On the money side of the first ninety days

  1. CFPB (Consumer Financial Protection Bureau) — consumerfinance.gov. The federal consumer-finance regulator. While its auto resources are aimed at buyers (financing, leasing, add-on products), reading them is the fastest way to understand the back-end products and disclosures that will make up a real part of your income — and to make sure your own deals stay on the honest side of the line. Worth it for: the new salesperson who wants to understand the F&I side they're handing customers to, and who wants to be the trustworthy salesperson the CFPB's buyer guidance is implicitly looking for.

  2. A basic, reputable personal-budgeting resource (for irregular/commission income). The chapter's "live below your best month" rule is a budgeting discipline, and managing a lumpy income is a specific skill. Many credible personal-finance educators and nonprofit financial-counseling organizations cover budgeting on a variable income. Worth it for: every new salesperson — the people who blow up financially in year one are usually undone by budgeting a commission income, not by failing to sell. Caution: stick to reputable, non-sales-y sources (nonprofit counseling agencies, well-established personal-finance educators), not anyone selling a product.

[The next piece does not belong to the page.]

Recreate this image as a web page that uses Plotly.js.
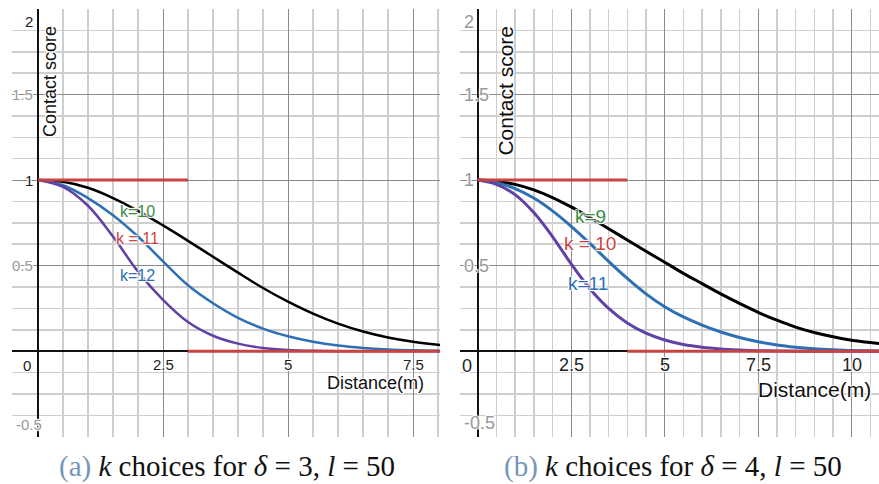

How to use this list in your first ninety days

  • Week one: Items 3 and 7 — your OEM certification and your CRM's training library. These are the month-one "learn the building" job.
  • When motivation flags (months 1–2): Items 4 and 5 — the habit and compounding books, to keep the daily blocks alive when the payoff isn't visible yet.
  • When you want the real numbers: Items 1 and 2 — NADA/NIADA, to see the workforce and turnover data behind the survival-filter claim.
  • Ongoing skill sharpening: Item 8 — but filtered hard for the consultative model, never the grind.
  • To stay solvent and honest: Items 9 and 10 — the back-end/compliance picture and budgeting a lumpy income.